(Entries with chart source code)
________________________

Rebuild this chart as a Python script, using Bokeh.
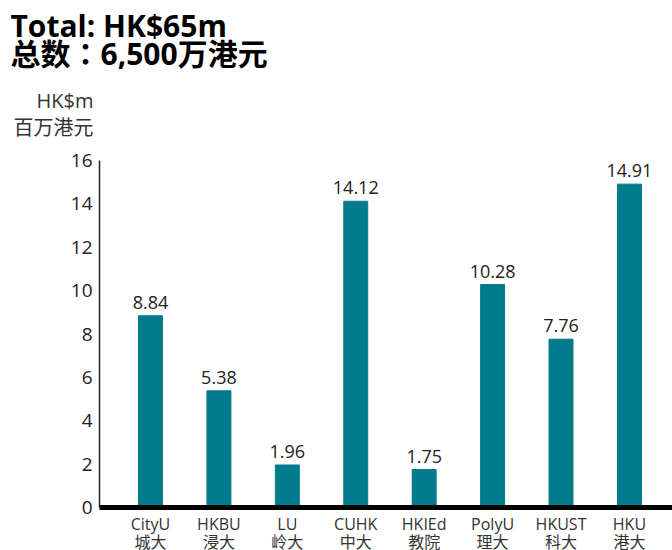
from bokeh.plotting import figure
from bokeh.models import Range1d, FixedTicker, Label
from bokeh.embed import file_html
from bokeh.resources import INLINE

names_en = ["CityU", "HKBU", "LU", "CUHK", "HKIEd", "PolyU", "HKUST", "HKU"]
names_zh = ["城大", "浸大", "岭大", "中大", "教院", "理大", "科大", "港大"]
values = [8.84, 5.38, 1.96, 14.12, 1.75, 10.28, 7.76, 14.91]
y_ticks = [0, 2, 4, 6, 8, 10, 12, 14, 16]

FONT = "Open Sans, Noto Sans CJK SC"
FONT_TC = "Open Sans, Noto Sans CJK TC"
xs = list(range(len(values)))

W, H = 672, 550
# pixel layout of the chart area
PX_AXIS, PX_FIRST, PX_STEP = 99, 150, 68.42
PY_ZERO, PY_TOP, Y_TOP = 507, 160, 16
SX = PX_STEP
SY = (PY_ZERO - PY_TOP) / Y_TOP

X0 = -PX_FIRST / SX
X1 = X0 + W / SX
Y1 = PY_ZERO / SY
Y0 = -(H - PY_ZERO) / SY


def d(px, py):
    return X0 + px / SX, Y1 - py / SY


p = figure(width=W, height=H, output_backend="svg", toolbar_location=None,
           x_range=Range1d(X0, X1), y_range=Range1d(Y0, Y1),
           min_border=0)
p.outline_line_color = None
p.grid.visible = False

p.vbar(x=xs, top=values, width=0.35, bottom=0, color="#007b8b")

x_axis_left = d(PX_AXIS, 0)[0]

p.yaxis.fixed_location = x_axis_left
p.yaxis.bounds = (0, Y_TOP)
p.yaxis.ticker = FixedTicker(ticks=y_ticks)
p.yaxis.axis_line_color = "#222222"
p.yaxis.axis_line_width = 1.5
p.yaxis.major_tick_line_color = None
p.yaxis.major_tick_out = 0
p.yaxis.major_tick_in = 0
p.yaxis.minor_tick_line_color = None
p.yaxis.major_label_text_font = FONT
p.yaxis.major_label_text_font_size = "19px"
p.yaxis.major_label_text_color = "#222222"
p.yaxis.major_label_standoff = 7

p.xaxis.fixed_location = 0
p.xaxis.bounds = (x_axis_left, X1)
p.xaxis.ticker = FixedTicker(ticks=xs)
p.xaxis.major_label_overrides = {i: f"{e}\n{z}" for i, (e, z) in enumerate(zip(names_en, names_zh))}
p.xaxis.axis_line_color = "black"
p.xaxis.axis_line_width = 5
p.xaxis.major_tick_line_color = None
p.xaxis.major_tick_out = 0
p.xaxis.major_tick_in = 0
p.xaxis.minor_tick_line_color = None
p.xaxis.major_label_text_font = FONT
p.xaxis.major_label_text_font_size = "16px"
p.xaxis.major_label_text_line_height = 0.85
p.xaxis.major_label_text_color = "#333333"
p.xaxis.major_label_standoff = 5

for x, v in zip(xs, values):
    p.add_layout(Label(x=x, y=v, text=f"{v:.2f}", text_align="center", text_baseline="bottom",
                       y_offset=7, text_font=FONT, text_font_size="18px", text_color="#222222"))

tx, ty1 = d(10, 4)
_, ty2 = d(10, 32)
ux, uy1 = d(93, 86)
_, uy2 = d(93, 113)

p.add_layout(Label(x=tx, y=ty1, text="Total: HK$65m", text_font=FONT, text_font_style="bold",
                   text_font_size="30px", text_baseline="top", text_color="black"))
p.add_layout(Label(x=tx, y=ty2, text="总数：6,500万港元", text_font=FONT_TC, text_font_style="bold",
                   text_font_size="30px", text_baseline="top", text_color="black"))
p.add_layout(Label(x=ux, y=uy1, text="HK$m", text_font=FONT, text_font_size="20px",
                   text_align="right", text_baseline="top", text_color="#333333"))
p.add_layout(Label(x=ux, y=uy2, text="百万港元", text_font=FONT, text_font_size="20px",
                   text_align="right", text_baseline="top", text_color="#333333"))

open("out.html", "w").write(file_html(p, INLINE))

________________________

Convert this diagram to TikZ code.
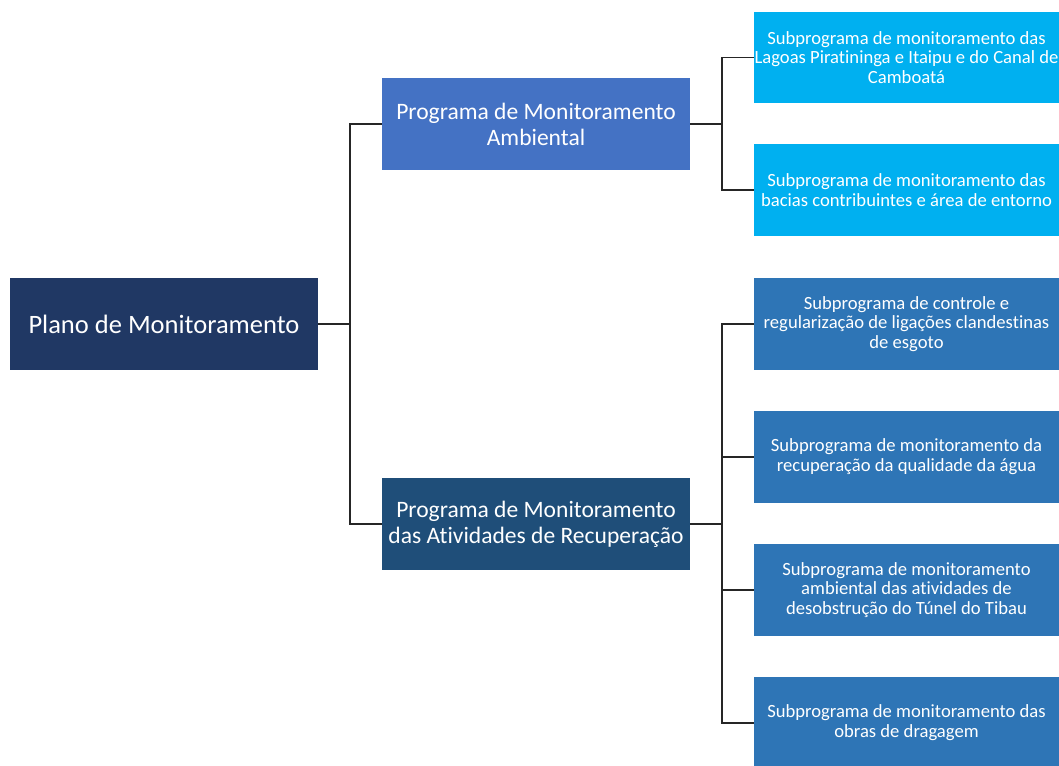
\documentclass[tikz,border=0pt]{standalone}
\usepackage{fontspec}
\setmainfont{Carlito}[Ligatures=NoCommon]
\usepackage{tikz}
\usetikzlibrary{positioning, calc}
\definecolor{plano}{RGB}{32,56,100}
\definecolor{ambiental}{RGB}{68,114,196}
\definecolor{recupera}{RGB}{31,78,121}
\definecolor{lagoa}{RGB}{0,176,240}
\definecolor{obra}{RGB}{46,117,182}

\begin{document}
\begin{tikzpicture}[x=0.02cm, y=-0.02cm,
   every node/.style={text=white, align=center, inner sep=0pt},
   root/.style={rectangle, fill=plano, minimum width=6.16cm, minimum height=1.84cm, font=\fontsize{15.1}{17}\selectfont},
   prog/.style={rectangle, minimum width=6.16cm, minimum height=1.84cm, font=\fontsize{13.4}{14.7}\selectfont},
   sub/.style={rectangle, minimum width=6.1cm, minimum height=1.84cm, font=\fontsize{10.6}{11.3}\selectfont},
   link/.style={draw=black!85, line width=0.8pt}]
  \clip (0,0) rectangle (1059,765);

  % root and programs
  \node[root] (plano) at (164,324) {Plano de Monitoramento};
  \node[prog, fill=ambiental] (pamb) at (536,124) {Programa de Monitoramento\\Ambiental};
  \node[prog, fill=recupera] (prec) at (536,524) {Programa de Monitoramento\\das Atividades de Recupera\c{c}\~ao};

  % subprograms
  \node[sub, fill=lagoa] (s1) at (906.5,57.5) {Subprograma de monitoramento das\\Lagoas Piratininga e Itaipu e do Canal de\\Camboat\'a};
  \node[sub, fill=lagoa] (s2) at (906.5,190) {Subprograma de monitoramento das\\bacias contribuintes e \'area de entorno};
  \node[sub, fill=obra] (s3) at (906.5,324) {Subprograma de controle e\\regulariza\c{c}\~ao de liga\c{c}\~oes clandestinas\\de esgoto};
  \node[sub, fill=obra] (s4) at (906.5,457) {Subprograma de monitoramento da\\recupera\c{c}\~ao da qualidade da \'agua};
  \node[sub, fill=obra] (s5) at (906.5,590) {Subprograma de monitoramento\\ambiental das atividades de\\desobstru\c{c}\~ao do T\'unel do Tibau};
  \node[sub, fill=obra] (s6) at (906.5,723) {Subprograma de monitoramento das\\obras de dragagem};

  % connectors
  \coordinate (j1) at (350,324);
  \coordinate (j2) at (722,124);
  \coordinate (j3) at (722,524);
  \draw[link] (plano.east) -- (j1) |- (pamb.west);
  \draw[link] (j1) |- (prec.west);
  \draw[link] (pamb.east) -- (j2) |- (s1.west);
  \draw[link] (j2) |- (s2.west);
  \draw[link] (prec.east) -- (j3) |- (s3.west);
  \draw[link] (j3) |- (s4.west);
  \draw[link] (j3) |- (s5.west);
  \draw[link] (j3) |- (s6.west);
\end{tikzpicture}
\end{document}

________________________

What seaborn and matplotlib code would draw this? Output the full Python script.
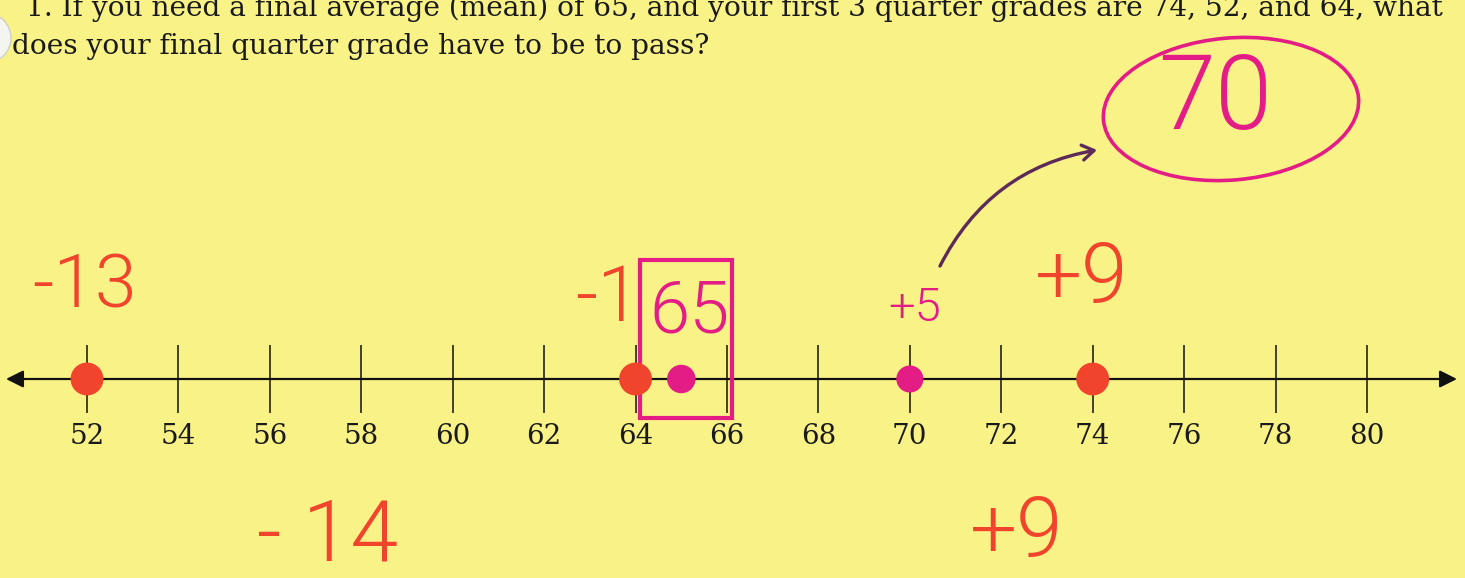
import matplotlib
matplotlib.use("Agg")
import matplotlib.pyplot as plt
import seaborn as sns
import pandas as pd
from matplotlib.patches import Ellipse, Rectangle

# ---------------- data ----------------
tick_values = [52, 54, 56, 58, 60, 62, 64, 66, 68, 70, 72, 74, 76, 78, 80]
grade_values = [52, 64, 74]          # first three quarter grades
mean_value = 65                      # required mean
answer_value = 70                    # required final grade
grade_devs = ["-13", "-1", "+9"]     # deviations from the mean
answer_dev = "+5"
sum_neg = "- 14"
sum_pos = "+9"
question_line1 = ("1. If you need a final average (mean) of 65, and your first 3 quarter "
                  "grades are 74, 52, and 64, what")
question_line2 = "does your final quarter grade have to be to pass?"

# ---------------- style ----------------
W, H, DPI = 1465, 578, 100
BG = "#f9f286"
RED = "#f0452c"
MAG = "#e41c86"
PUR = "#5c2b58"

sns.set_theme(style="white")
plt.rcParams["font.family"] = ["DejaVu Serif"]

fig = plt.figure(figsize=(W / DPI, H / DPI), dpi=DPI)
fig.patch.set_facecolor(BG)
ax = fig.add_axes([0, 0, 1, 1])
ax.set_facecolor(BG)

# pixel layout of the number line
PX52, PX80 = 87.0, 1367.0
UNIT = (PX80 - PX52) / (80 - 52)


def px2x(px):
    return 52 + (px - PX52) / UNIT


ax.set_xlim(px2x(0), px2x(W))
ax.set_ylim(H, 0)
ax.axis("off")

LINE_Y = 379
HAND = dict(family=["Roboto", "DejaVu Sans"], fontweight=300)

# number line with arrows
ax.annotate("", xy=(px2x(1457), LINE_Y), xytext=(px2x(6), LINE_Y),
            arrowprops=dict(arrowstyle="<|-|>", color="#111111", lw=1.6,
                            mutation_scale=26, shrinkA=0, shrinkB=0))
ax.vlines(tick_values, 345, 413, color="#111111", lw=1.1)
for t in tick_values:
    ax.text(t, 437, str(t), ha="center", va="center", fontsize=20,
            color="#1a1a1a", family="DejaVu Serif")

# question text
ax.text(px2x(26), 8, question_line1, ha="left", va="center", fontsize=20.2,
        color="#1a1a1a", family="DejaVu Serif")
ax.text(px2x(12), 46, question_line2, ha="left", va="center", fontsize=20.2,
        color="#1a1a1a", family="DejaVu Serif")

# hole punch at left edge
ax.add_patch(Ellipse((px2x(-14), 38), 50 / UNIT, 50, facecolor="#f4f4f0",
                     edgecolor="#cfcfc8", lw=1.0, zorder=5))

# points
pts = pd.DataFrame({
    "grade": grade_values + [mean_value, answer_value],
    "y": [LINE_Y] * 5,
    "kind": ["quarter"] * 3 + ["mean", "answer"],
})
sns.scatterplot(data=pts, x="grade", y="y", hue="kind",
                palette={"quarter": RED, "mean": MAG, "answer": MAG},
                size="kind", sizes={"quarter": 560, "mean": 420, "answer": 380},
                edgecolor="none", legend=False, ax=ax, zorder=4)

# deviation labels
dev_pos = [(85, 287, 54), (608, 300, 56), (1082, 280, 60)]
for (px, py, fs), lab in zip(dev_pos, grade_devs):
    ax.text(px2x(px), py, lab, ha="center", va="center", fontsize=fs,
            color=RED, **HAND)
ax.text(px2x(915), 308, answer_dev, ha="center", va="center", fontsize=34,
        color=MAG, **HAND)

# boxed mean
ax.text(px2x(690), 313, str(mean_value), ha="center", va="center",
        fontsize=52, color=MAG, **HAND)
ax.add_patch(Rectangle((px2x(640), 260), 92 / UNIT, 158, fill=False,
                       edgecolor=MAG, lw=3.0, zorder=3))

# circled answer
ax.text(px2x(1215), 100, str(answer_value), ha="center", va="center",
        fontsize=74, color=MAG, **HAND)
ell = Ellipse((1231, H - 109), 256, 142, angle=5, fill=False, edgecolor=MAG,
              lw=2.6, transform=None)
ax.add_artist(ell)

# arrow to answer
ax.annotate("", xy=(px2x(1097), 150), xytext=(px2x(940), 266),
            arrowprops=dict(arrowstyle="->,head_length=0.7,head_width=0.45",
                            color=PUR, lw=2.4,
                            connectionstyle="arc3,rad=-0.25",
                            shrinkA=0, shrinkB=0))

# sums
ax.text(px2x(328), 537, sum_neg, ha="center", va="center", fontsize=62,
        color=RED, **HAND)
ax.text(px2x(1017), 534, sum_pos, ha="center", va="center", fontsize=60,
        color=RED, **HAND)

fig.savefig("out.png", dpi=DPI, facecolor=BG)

________________________

§ **Goal**: Give back exactly the lines from the one containing "Convert this diagram to TikZ code." to the one containing "(0,0) rectangle (1059,765);", both included, and no pictures.

§ **The reply**:
Convert this diagram to TikZ code.
\documentclass[tikz,border=0pt]{standalone}
\usepackage{fontspec}
\setmainfont{Carlito}[Ligatures=NoCommon]
\usepackage{tikz}
\usetikzlibrary{positioning, calc}
\definecolor{plano}{RGB}{32,56,100}
\definecolor{ambiental}{RGB}{68,114,196}
\definecolor{recupera}{RGB}{31,78,121}
\definecolor{lagoa}{RGB}{0,176,240}
\definecolor{obra}{RGB}{46,117,182}

\begin{document}
\begin{tikzpicture}[x=0.02cm, y=-0.02cm,
   every node/.style={text=white, align=center, inner sep=0pt},
   root/.style={rectangle, fill=plano, minimum width=6.16cm, minimum height=1.84cm, font=\fontsize{15.1}{17}\selectfont},
   prog/.style={rectangle, minimum width=6.16cm, minimum height=1.84cm, font=\fontsize{13.4}{14.7}\selectfont},
   sub/.style={rectangle, minimum width=6.1cm, minimum height=1.84cm, font=\fontsize{10.6}{11.3}\selectfont},
   link/.style={draw=black!85, line width=0.8pt}]
  \clip (0,0) rectangle (1059,765);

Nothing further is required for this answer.